In February, just five days after the Arbery shooting, the Glynn County police chief and three police officers were all indicted on multiple criminal charges. They include having sex with confidential informants, violation of oath of office, influencing a witness and a criminal attempt to commit a felony. Their case is related to a now disbanded drug task force.

A Nov. 8, 2019 Grand Jury report also concluded, among other things, that “there is an ongoing culture of cover-up, failure to supervise, abuse of power and lack of accountability within the administration of the Glynn County Police Department."

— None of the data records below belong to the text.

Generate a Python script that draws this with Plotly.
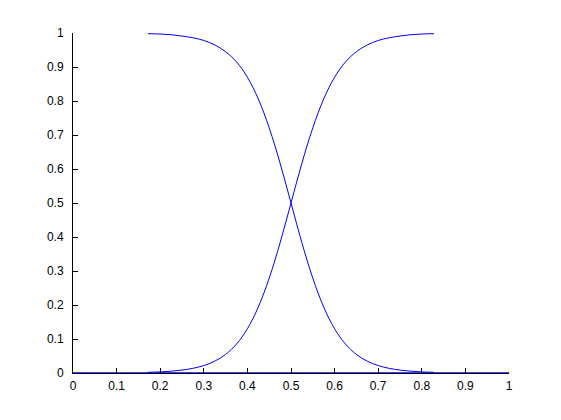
import plotly.graph_objects as go

x_vals = [0.172, 0.2, 0.225, 0.25, 0.275, 0.3, 0.325, 0.35, 0.375, 0.4, 0.425, 0.45, 0.475, 0.5,
          0.525, 0.55, 0.575, 0.6, 0.625, 0.65, 0.675, 0.7, 0.725, 0.75, 0.775, 0.8, 0.828]
rising = [0.002, 0.0033, 0.0053, 0.0086, 0.0137, 0.0219, 0.0347, 0.0547, 0.0851, 0.130, 0.194,
          0.279, 0.383, 0.5, 0.617, 0.721, 0.806, 0.870, 0.915, 0.945, 0.965, 0.978, 0.986,
          0.991, 0.995, 0.997, 0.998]
falling = [0.998, 0.997, 0.995, 0.991, 0.986, 0.978, 0.965, 0.945, 0.915, 0.870, 0.806, 0.721,
           0.617, 0.5, 0.383, 0.279, 0.194, 0.130, 0.0851, 0.0547, 0.0347, 0.0219, 0.0137,
           0.0086, 0.0053, 0.0033, 0.002]
base_x = [0, 1]
base_y = [0, 0]
tick_vals = [0, 0.1, 0.2, 0.3, 0.4, 0.5, 0.6, 0.7, 0.8, 0.9, 1]
tick_text = ["0", "0.1", "0.2", "0.3", "0.4", "0.5", "0.6", "0.7", "0.8", "0.9", "1"]

fig = go.Figure()
line_style = dict(color="#0000ff", width=1)
fig.add_trace(go.Scatter(x=x_vals, y=falling, mode="lines", line=dict(shape="spline", **line_style)))
fig.add_trace(go.Scatter(x=x_vals, y=rising, mode="lines", line=dict(shape="spline", **line_style)))
fig.add_trace(go.Scatter(x=base_x, y=base_y, mode="lines", line=dict(color="#0000ff", width=1.5)))

axis_common = dict(
    showgrid=False, zeroline=False, showline=True, linecolor="black", linewidth=1,
    ticks="inside", ticklen=5, tickcolor="black", tickwidth=1,
    tickvals=tick_vals, ticktext=tick_text,
    tickfont=dict(family="Liberation Sans, Arial, sans-serif", size=12, color="black"),
    range=[0, 1], fixedrange=True,
)
fig.update_layout(
    width=553, height=412,
    margin=dict(l=65, r=52, t=25, b=47),
    paper_bgcolor="white", plot_bgcolor="white",
    showlegend=False,
    xaxis=dict(**axis_common, ticklabelstandoff=2),
    yaxis=dict(**axis_common, ticklabelstandoff=6),
)
fig.write_html("out.html")
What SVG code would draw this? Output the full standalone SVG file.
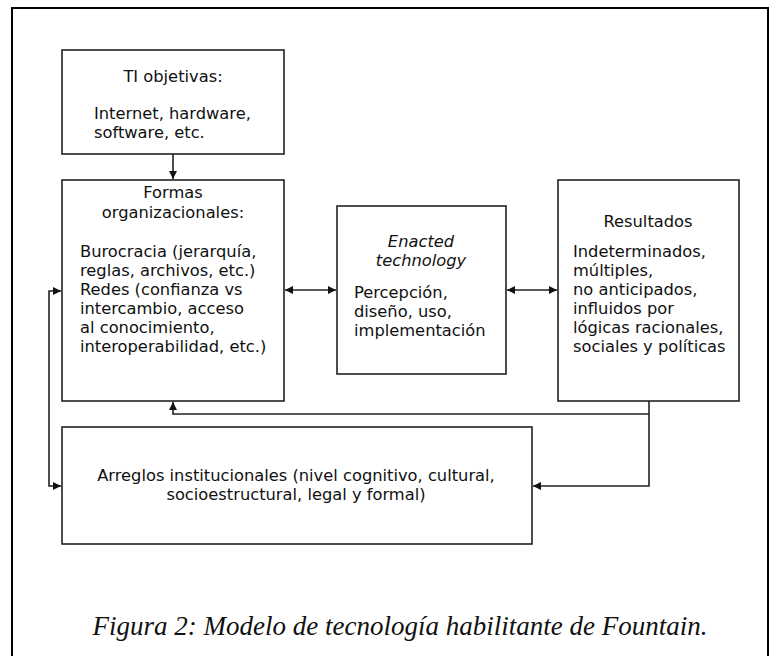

“If you look at what happened with the Sasser case and some of these other cases in the criminal context, as well as what's going on with Mr. Arbery’s matter, it paints a very troubling picture of a police department that is not following procedures in operating by its guidelines,” Penn said.

The department now has an interim police chief and its former officer, Gregory McMichael, and his son are facing murder charges.

After issues of conflicts of interest involving three prosecutors in south Georgia, the Arbery case is now in new hands – including that of a special prosecutor in Cobb County, the U.S. Department of Justice, the state and the Georgia Bureau of Investigation.

“We are hopeful that that investigation will actually do a lot more than the original investigation to uncover the truth,” Merritt said.

The Reveal also found, in a memo from the county manager to commissioners, that “a Grand Jury in March 2016 formed a committee to study whether the Glynn County Police Department should be merged with the Glynn County Sheriff's Office. That Grand Jury found that the issue should be placed on a referendum for vote in 2020.”